Mike’s dad, Kent, was a partner in the business for years and Mike has fond memories working there as a kid. He helped build the company’s door-to-door sales team as a young adult and went on to work as the dairy’s vice president of marketing in 2004 before successfully running for mayor of West Valley. A separate company ran the business for a time before Mike’s second cousin, James Winder, took it over earlier this year.

Since then, Mike has written numerous books. He served three terms as a representative in the Utah Legislature and currently serves as the city manager of Millcreek, which became Utah’s newest city in 2016.
Many of John’s children are buried a block away from Mike’s office in Millcreek and a city street bears his family’s name. He’s proud to live and work in a community his family has called home for generations.
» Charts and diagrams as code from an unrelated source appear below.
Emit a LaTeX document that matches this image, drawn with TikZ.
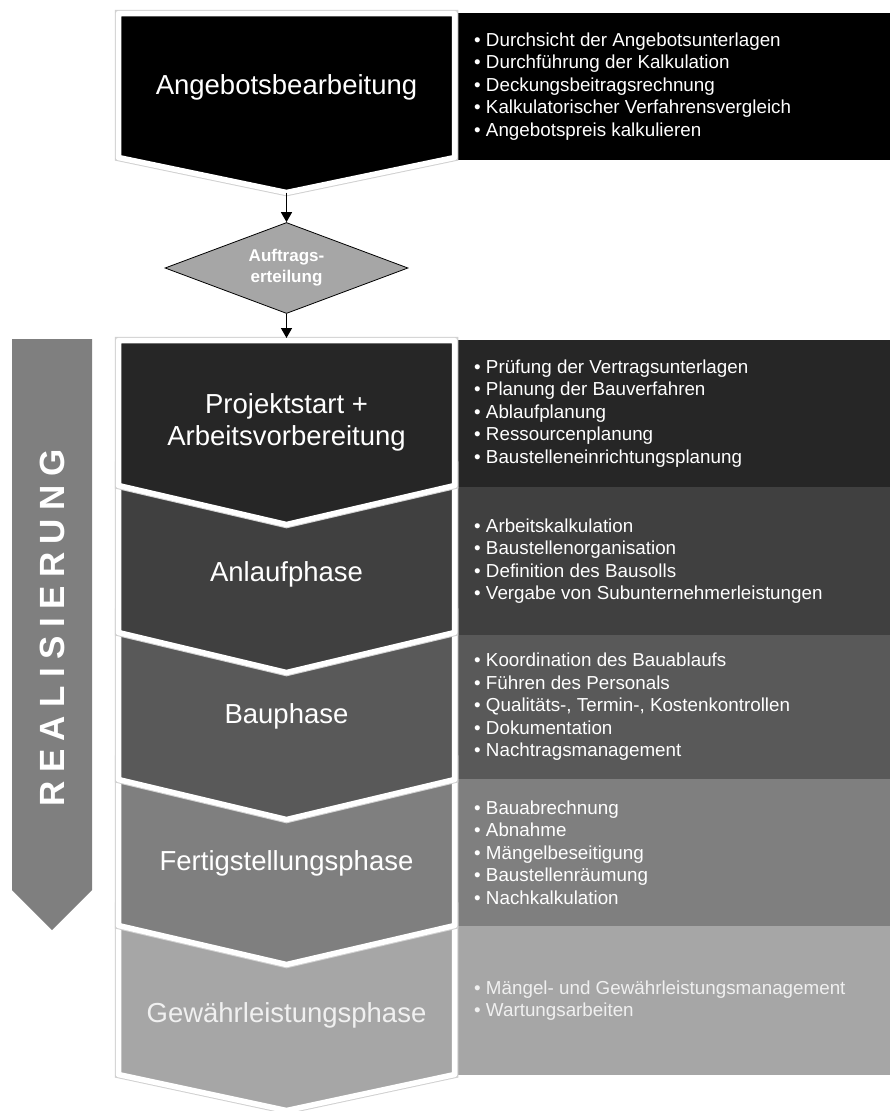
\documentclass[tikz,border=0pt]{standalone}
\usepackage{fontspec}
\setmainfont{Liberation Sans}
\newfontfamily\bandfont[LetterSpace=24]{Liberation Sans}
\usetikzlibrary{shapes.geometric,arrows.meta}
\definecolor{phase-a}{HTML}{000000}
\definecolor{phase-b}{HTML}{262626}
\definecolor{phase-c}{HTML}{404040}
\definecolor{phase-d}{HTML}{595959}
\definecolor{phase-e}{HTML}{7F7F7F}
\definecolor{phase-f}{HTML}{A6A6A6}
\tikzset{
    chevron/.style = {draw=white, line width=5.5pt, line join=round, preaction={draw=black!18, line width=7.5pt}},
    phase-title/.style = {text=white, font=\fontsize{27.5}{32}\selectfont, align=center, inner sep=0pt},
    task-list/.style = {text=white, font=\fontsize{18.8}{22.5}\selectfont, align=left, anchor=west, inner sep=0pt},
    decision/.style = {diamond, draw=black, thick, fill=phase-f, text=white, font=\bfseries\fontsize{17}{21}\selectfont, align=center, inner sep=0pt, aspect=2.67, minimum width=243pt, minimum height=91pt},
    flow/.style = {-{Triangle[length=10pt,width=11pt]}, line width=1.5pt},
}

\begin{document}
\begin{tikzpicture}[x=1pt, y=-1pt]
\useasboundingbox (0,0) rectangle (890,1111);

% task panels
\fill[phase-a] (458,13) rectangle (890,160);
\fill[phase-b] (458,340) rectangle (890,487);
\fill[phase-c] (458,487) rectangle (890,635);
\fill[phase-d] (458,635) rectangle (890,779);
\fill[phase-e] (458,779) rectangle (890,926);
\fill[phase-f] (458,926) rectangle (890,1075);

% realisation band
\fill[phase-e] (12,339) -- (92,339) -- (92,890) -- (52,930) -- (12,890) -- cycle;
\node[text=white, rotate=90, font=\bandfont\bfseries\fontsize{35}{40}\selectfont, inner sep=0pt] (band) at (52,628) {REALISIERUNG};

% chevrons, lowest first
\foreach \ytop/\yside/\ytip/\shade in {906/1074.5/1110.5/phase-f, 759/925.5/964.5/phase-e, 612/779.5/819.5/phase-d, 465/632.5/672.5/phase-c}
    \path[chevron, fill=\shade] (118.5,\ytop) -- (454.5,\ytop) -- (454.5,\yside) -- (286.5,\ytip) -- (118.5,\yside) -- cycle;
\path[chevron, fill=phase-b] (118.5,340.5) -- (454.5,340.5) -- (454.5,485.5) -- (286.5,524.5) -- (118.5,485.5) -- cycle;
\path[chevron, fill=phase-a] (118.5,13.5) -- (454.5,13.5) -- (454.5,157.5) -- (286.5,192.5) -- (118.5,157.5) -- cycle;

% phase titles
\node[phase-title, anchor=base] (angebot) at (286.5,94) {Angebotsbearbeitung};
\node[phase-title] (projekt) at (286.5,422) {Projektstart +\\Arbeitsvorbereitung};
\node[phase-title, anchor=base] (anlauf) at (286.5,581) {Anlaufphase};
\node[phase-title, anchor=base] (bau) at (286.5,723) {Bauphase};
\node[phase-title, anchor=base] (fertig) at (286.5,870) {Fertigstellungsphase};
\node[phase-title, anchor=base, text=white!94!black] (gewaehr) at (286.5,1022) {Gewährleistungsphase};

% decision
\coordinate (angebot-tip) at (286.5,192.5);
\coordinate (projekt-top) at (286.5,338);
\node[decision] (auftrag) at (286.5,268) {Auftrags-\\erteilung};
\draw[flow] (angebot-tip) -- (auftrag.north);
\draw[flow] (auftrag.south) -- (projekt-top);

% task lists
\node[task-list] (angebot-tasks) at (474,86.5) {• Durchsicht der Angebotsunterlagen\\• Durchführung der Kalkulation\\• Deckungsbeitragsrechnung\\• Kalkulatorischer Verfahrensvergleich\\• Angebotspreis kalkulieren};
\node[task-list] (projekt-tasks) at (474,413.5) {• Prüfung der Vertragsunterlagen\\• Planung der Bauverfahren\\• Ablaufplanung\\• Ressourcenplanung\\• Baustelleneinrichtungsplanung};
\node[task-list] (anlauf-tasks) at (474,561) {• Arbeitskalkulation\\• Baustellenorganisation\\• Definition des Bausolls\\• Vergabe von Subunternehmerleistungen};
\node[task-list] (bau-tasks) at (474,707) {• Koordination des Bauablaufs\\• Führen des Personals\\• Qualitäts-, Termin-, Kostenkontrollen\\• Dokumentation\\• Nachtragsmanagement};
\node[task-list] (fertig-tasks) at (474,852.5) {• Bauabrechnung\\• Abnahme\\• Mängelbeseitigung\\• Baustellenräumung\\• Nachkalkulation};
\node[task-list, text=white!94!black] (gewaehr-tasks) at (474,1000.5) {• Mängel- und Gewährleistungsmanagement\\• Wartungsarbeiten};
\end{tikzpicture}
\end{document}
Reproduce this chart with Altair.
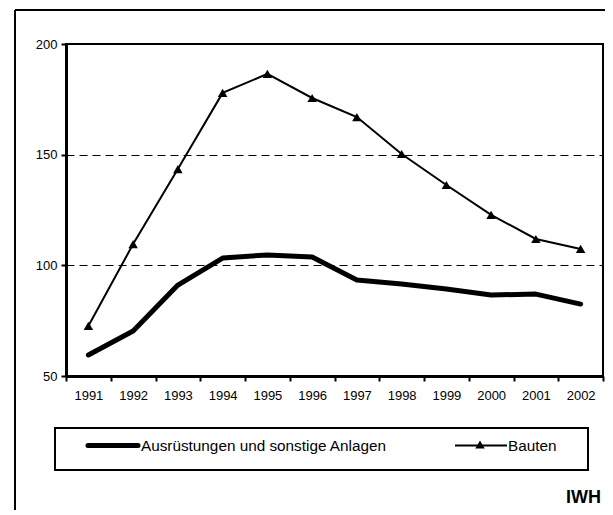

“There’s still a Winder Lane in Millcreek and there’s still a Winder Lane out in West Valley where the dairy was for years. It’s been fun to see the influence and echo of that family legacy on both sides of the valley and beyond,” Mike says.
Winder’s Funnel Cakes
As for Winder’s Funnel Cakes in eastern Idaho, Tyler hopes to pass the business along to his kids and see it continue for years to come.
While it’s always been a mobile operation at community events, he’s toyed with the idea of opening a permanent storefront.
“I’ve just been a little bit chicken to do anything else, not that we haven’t talked about (opening a) brick-and-mortar (location),” says Tyler. “We’ve just never taken that step.”

Although the business has quite a following, he isn’t sure Winder’s Funnel Cakes is sustainable in a permanent storefront. Still, he’s open to the idea and hasn’t written it off entirely.
For now, he looks forward to continue serving customers at events throughout eastern Idaho.
“Come and find us at the next event,” he says.